Stated goal: With the images removed, repeat the data below exactly.

* * * * * * *

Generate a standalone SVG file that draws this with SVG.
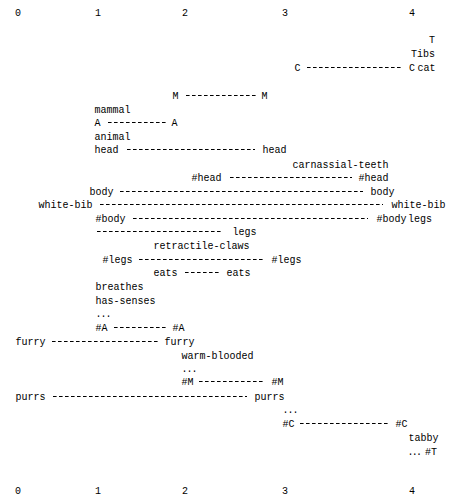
<svg xmlns="http://www.w3.org/2000/svg" width="462" height="503" viewBox="0 0 462 503">
<style>
text{font-family:"Liberation Mono","DejaVu Sans Mono",monospace;font-size:10px;fill:#000}
.ax{text-anchor:middle}
.r{text-anchor:end}
.el{letter-spacing:-1px}
.c line{stroke:#000;stroke-width:1;stroke-dasharray:3.6 2.4}
</style>
<rect width="462" height="503" fill="#fff"/>
<g id="axis-top">
<text class="ax" x="18" y="15.5">0</text><text class="ax" x="98" y="15.5">1</text><text class="ax" x="185" y="15.5">2</text><text class="ax" x="285" y="15.5">3</text><text class="ax" x="412" y="15.5">4</text>
</g>
<g id="axis-bottom">
<text class="ax" x="18" y="493.5">0</text><text class="ax" x="98" y="493.5">1</text><text class="ax" x="185" y="493.5">2</text><text class="ax" x="285" y="493.5">3</text><text class="ax" x="412" y="493.5">4</text>
</g>
<g class="c" id="connectors">
<line x1="307" y1="67.5" x2="403" y2="67.5"/>
<line x1="186" y1="95.5" x2="256" y2="95.5"/>
<line x1="108" y1="122.5" x2="166" y2="122.5"/>
<line x1="127" y1="149.5" x2="255" y2="149.5"/>
<line x1="230" y1="177.5" x2="352" y2="177.5"/>
<line x1="120" y1="191.5" x2="363" y2="191.5"/>
<line x1="100" y1="204.5" x2="383" y2="204.5"/>
<line x1="133" y1="218.5" x2="368" y2="218.5"/>
<line x1="97" y1="231.5" x2="223" y2="231.5"/>
<line x1="139" y1="259.5" x2="265" y2="259.5"/>
<line x1="185" y1="272.5" x2="219" y2="272.5"/>
<line x1="114" y1="327.5" x2="167" y2="327.5"/>
<line x1="52" y1="341.5" x2="158" y2="341.5"/>
<line x1="199" y1="381.5" x2="265" y2="381.5"/>
<line x1="53" y1="396.5" x2="247" y2="396.5"/>
<line x1="300" y1="423.5" x2="389" y2="423.5"/>
</g>
<g id="T"><text class="r" x="435" y="42.5">T</text></g>
<g id="Tibs"><text class="r" x="435" y="56.5">Tibs</text></g>
<g id="C-start"><text x="294.5" y="70.5">C</text></g>
<g id="C-end"><text x="409" y="70.5">C</text></g>
<g id="cat"><text class="r" x="435.5" y="70.5">cat</text></g>
<g id="M-start"><text x="172.5" y="98.5">M</text></g>
<g id="M-end"><text x="261.5" y="98.5">M</text></g>
<g id="mammal"><text x="94.5" y="112.5">mammal</text></g>
<g id="A-start"><text x="94.5" y="125.5">A</text></g>
<g id="A-end"><text x="171.5" y="125.5">A</text></g>
<g id="animal"><text x="94.5" y="139.5">animal</text></g>
<g id="head-start"><text x="94.5" y="152.5">head</text></g>
<g id="head-end"><text x="262.5" y="152.5">head</text></g>
<g id="carnassial-teeth"><text x="292.5" y="167.5">carnassial-teeth</text></g>
<g id="nhead-start"><text x="191.5" y="180.5">#head</text></g>
<g id="nhead-end"><text x="358.5" y="180.5">#head</text></g>
<g id="body-start"><text x="89.5" y="194.5">body</text></g>
<g id="body-end"><text x="370.5" y="194.5">body</text></g>
<g id="white-bib-start"><text x="38.5" y="207.5">white-bib</text></g>
<g id="white-bib-end"><text x="391.5" y="207.5">white-bib</text></g>
<g id="nbody-start"><text x="95.5" y="221.5">#body</text></g>
<g id="nbody-end"><text x="376.5" y="221.5">#body</text></g>
<g id="legs-start"><text x="408" y="221.5">legs</text></g>
<g id="legs-end"><text x="232.5" y="234.5">legs</text></g>
<g id="retractile-claws"><text x="153.5" y="248.5">retractile-claws</text></g>
<g id="nlegs-start"><text x="102.5" y="262.5">#legs</text></g>
<g id="nlegs-end"><text x="271.5" y="262.5">#legs</text></g>
<g id="eats-start"><text x="153.5" y="275.5">eats</text></g>
<g id="eats-end"><text x="226.5" y="275.5">eats</text></g>
<g id="breathes"><text x="95.5" y="289.5">breathes</text></g>
<g id="has-senses"><text x="95.5" y="303.5">has-senses</text></g>
<g id="ellipsis-A"><text class="el" x="95.5" y="316.5">...</text></g>
<g id="nA-start"><text x="95.5" y="330.5">#A</text></g>
<g id="nA-end"><text x="172.5" y="330.5">#A</text></g>
<g id="furry-start"><text x="15.5" y="344.5">furry</text></g>
<g id="furry-end"><text x="164.5" y="344.5">furry</text></g>
<g id="warm-blooded"><text x="181.5" y="358.5">warm-blooded</text></g>
<g id="ellipsis-M"><text class="el" x="181.5" y="371.5">...</text></g>
<g id="nM-start"><text x="181.5" y="384.5">#M</text></g>
<g id="nM-end"><text x="271.5" y="384.5">#M</text></g>
<g id="purrs-start"><text x="15.5" y="399.5">purrs</text></g>
<g id="purrs-end"><text x="254.5" y="399.5">purrs</text></g>
<g id="ellipsis-C"><text class="el" x="282.5" y="412.5">...</text></g>
<g id="nC-start"><text x="282.5" y="426.5">#C</text></g>
<g id="nC-end"><text x="395.5" y="426.5">#C</text></g>
<g id="tabby"><text x="408.5" y="440.5">tabby</text></g>
<g id="ellipsis-T"><text x="407.5" y="454.5" style="letter-spacing:-1.8px">...</text></g>
<g id="nT"><text x="425" y="454.5">#T</text></g>
</svg>
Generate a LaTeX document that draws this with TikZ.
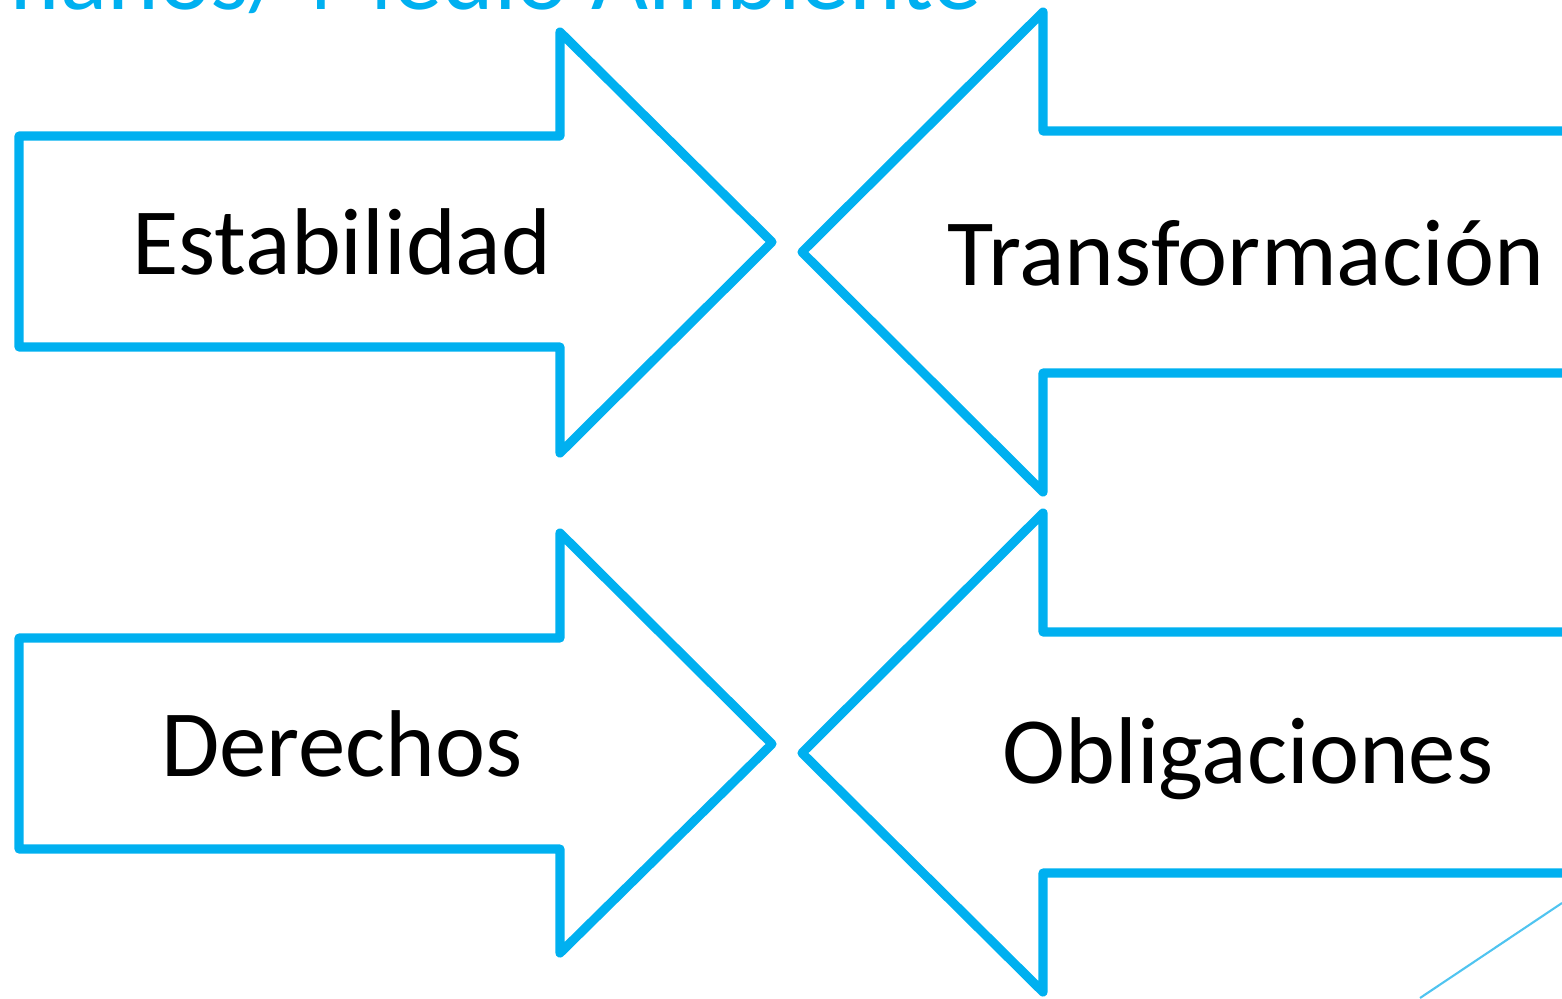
\documentclass[tikz,border=0pt]{standalone}
\usepackage{fontspec}
\setmainfont{Carlito}
\definecolor{pilblaa}{RGB}{0,176,240}
\definecolor{linjeblaa}{RGB}{80,196,240}
\tikzset{
    pil/.style={draw=pilblaa, line width=5.2pt, line join=round, line cap=round},
    tekst/.style={anchor=base, font=\fontsize{54}{60}\selectfont, inner sep=0pt},
}
\begin{document}
\begin{tikzpicture}[x=0.02cm,y=-0.02cm]
    \useasboundingbox (0,0) rectangle (1562,998);
    \clip (0,0) rectangle (1562,998);

    %Titel
        \node[anchor=base east, inner sep=0pt, text=pilblaa, font=\fontsize{56}{60}\selectfont] (titel) at (982,9) {Humanos/ Medio Ambiente};

    %Pile
        \draw[pil] (19,136)--(560,136)--(560,32)--(772,242)--(560,453)--(560,347)--(19,347)--cycle;
        \draw[pil] (19,638)--(560,638)--(560,533)--(772,744)--(560,953)--(560,849)--(19,849)--cycle;
        \draw[pil] (1600,131)--(1043,131)--(1043,12)--(802,252)--(1043,492)--(1043,373)--(1600,373);
        \draw[pil] (1600,632)--(1043,632)--(1043,513)--(802,753)--(1043,992)--(1043,873)--(1600,873);

    %Tekst
        \node[tekst] (stab) at (342,274) {Estabilidad};
        \node[tekst] (trans) at (1246,285) {Transformación};
        \node[tekst] (der) at (342,776) {Derechos};
        \node[tekst] (obl) at (1248,783) {Obligaciones};

    %
        \draw[linjeblaa, line width=1.2pt] (1420,998)--(1562,903);
\end{tikzpicture}
\end{document}
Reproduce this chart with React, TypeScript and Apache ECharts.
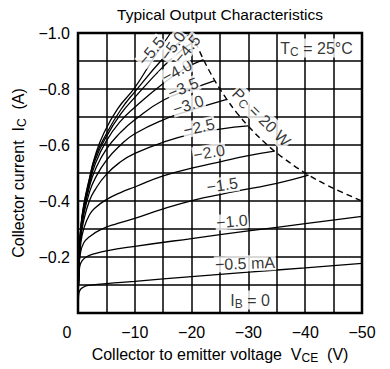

* * * * * * *

Final answer:
Generate a standalone SVG file that draws this with SVG.
<svg xmlns="http://www.w3.org/2000/svg" width="462" height="503" viewBox="0 0 462 503">
<style>
text{font-family:"Liberation Mono","DejaVu Sans Mono",monospace;font-size:10px;fill:#000}
.ax{text-anchor:middle}
.r{text-anchor:end}
.el{letter-spacing:-1px}
.c line{stroke:#000;stroke-width:1;stroke-dasharray:3.6 2.4}
</style>
<rect width="462" height="503" fill="#fff"/>
<g id="axis-top">
<text class="ax" x="18" y="15.5">0</text><text class="ax" x="98" y="15.5">1</text><text class="ax" x="185" y="15.5">2</text><text class="ax" x="285" y="15.5">3</text><text class="ax" x="412" y="15.5">4</text>
</g>
<g id="axis-bottom">
<text class="ax" x="18" y="493.5">0</text><text class="ax" x="98" y="493.5">1</text><text class="ax" x="185" y="493.5">2</text><text class="ax" x="285" y="493.5">3</text><text class="ax" x="412" y="493.5">4</text>
</g>
<g class="c" id="connectors">
<line x1="307" y1="67.5" x2="403" y2="67.5"/>
<line x1="186" y1="95.5" x2="256" y2="95.5"/>
<line x1="108" y1="122.5" x2="166" y2="122.5"/>
<line x1="127" y1="149.5" x2="255" y2="149.5"/>
<line x1="230" y1="177.5" x2="352" y2="177.5"/>
<line x1="120" y1="191.5" x2="363" y2="191.5"/>
<line x1="100" y1="204.5" x2="383" y2="204.5"/>
<line x1="133" y1="218.5" x2="368" y2="218.5"/>
<line x1="97" y1="231.5" x2="223" y2="231.5"/>
<line x1="139" y1="259.5" x2="265" y2="259.5"/>
<line x1="185" y1="272.5" x2="219" y2="272.5"/>
<line x1="114" y1="327.5" x2="167" y2="327.5"/>
<line x1="52" y1="341.5" x2="158" y2="341.5"/>
<line x1="199" y1="381.5" x2="265" y2="381.5"/>
<line x1="53" y1="396.5" x2="247" y2="396.5"/>
<line x1="300" y1="423.5" x2="389" y2="423.5"/>
</g>
<g id="T"><text class="r" x="435" y="42.5">T</text></g>
<g id="Tibs"><text class="r" x="435" y="56.5">Tibs</text></g>
<g id="C-start"><text x="294.5" y="70.5">C</text></g>
<g id="C-end"><text x="409" y="70.5">C</text></g>
<g id="cat"><text class="r" x="435.5" y="70.5">cat</text></g>
<g id="M-start"><text x="172.5" y="98.5">M</text></g>
<g id="M-end"><text x="261.5" y="98.5">M</text></g>
<g id="mammal"><text x="94.5" y="112.5">mammal</text></g>
<g id="A-start"><text x="94.5" y="125.5">A</text></g>
<g id="A-end"><text x="171.5" y="125.5">A</text></g>
<g id="animal"><text x="94.5" y="139.5">animal</text></g>
<g id="head-start"><text x="94.5" y="152.5">head</text></g>
<g id="head-end"><text x="262.5" y="152.5">head</text></g>
<g id="carnassial-teeth"><text x="292.5" y="167.5">carnassial-teeth</text></g>
<g id="nhead-start"><text x="191.5" y="180.5">#head</text></g>
<g id="nhead-end"><text x="358.5" y="180.5">#head</text></g>
<g id="body-start"><text x="89.5" y="194.5">body</text></g>
<g id="body-end"><text x="370.5" y="194.5">body</text></g>
<g id="white-bib-start"><text x="38.5" y="207.5">white-bib</text></g>
<g id="white-bib-end"><text x="391.5" y="207.5">white-bib</text></g>
<g id="nbody-start"><text x="95.5" y="221.5">#body</text></g>
<g id="nbody-end"><text x="376.5" y="221.5">#body</text></g>
<g id="legs-start"><text x="408" y="221.5">legs</text></g>
<g id="legs-end"><text x="232.5" y="234.5">legs</text></g>
<g id="retractile-claws"><text x="153.5" y="248.5">retractile-claws</text></g>
<g id="nlegs-start"><text x="102.5" y="262.5">#legs</text></g>
<g id="nlegs-end"><text x="271.5" y="262.5">#legs</text></g>
<g id="eats-start"><text x="153.5" y="275.5">eats</text></g>
<g id="eats-end"><text x="226.5" y="275.5">eats</text></g>
<g id="breathes"><text x="95.5" y="289.5">breathes</text></g>
<g id="has-senses"><text x="95.5" y="303.5">has-senses</text></g>
<g id="ellipsis-A"><text class="el" x="95.5" y="316.5">...</text></g>
<g id="nA-start"><text x="95.5" y="330.5">#A</text></g>
<g id="nA-end"><text x="172.5" y="330.5">#A</text></g>
<g id="furry-start"><text x="15.5" y="344.5">furry</text></g>
<g id="furry-end"><text x="164.5" y="344.5">furry</text></g>
<g id="warm-blooded"><text x="181.5" y="358.5">warm-blooded</text></g>
<g id="ellipsis-M"><text class="el" x="181.5" y="371.5">...</text></g>
<g id="nM-start"><text x="181.5" y="384.5">#M</text></g>
<g id="nM-end"><text x="271.5" y="384.5">#M</text></g>
<g id="purrs-start"><text x="15.5" y="399.5">purrs</text></g>
<g id="purrs-end"><text x="254.5" y="399.5">purrs</text></g>
<g id="ellipsis-C"><text class="el" x="282.5" y="412.5">...</text></g>
<g id="nC-start"><text x="282.5" y="426.5">#C</text></g>
<g id="nC-end"><text x="395.5" y="426.5">#C</text></g>
<g id="tabby"><text x="408.5" y="440.5">tabby</text></g>
<g id="ellipsis-T"><text x="407.5" y="454.5" style="letter-spacing:-1.8px">...</text></g>
<g id="nT"><text x="425" y="454.5">#T</text></g>
</svg>
Generate a LaTeX document that draws this with TikZ.
\documentclass[tikz,border=0pt]{standalone}
\usepackage{fontspec}
\setmainfont{Carlito}
\definecolor{pilblaa}{RGB}{0,176,240}
\definecolor{linjeblaa}{RGB}{80,196,240}
\tikzset{
    pil/.style={draw=pilblaa, line width=5.2pt, line join=round, line cap=round},
    tekst/.style={anchor=base, font=\fontsize{54}{60}\selectfont, inner sep=0pt},
}
\begin{document}
\begin{tikzpicture}[x=0.02cm,y=-0.02cm]
    \useasboundingbox (0,0) rectangle (1562,998);
    \clip (0,0) rectangle (1562,998);

    %Titel
        \node[anchor=base east, inner sep=0pt, text=pilblaa, font=\fontsize{56}{60}\selectfont] (titel) at (982,9) {Humanos/ Medio Ambiente};

    %Pile
        \draw[pil] (19,136)--(560,136)--(560,32)--(772,242)--(560,453)--(560,347)--(19,347)--cycle;
        \draw[pil] (19,638)--(560,638)--(560,533)--(772,744)--(560,953)--(560,849)--(19,849)--cycle;
        \draw[pil] (1600,131)--(1043,131)--(1043,12)--(802,252)--(1043,492)--(1043,373)--(1600,373);
        \draw[pil] (1600,632)--(1043,632)--(1043,513)--(802,753)--(1043,992)--(1043,873)--(1600,873);

    %Tekst
        \node[tekst] (stab) at (342,274) {Estabilidad};
        \node[tekst] (trans) at (1246,285) {Transformación};
        \node[tekst] (der) at (342,776) {Derechos};
        \node[tekst] (obl) at (1248,783) {Obligaciones};

    %
        \draw[linjeblaa, line width=1.2pt] (1420,998)--(1562,903);
\end{tikzpicture}
\end{document}
Reproduce this chart with React, TypeScript and Apache ECharts.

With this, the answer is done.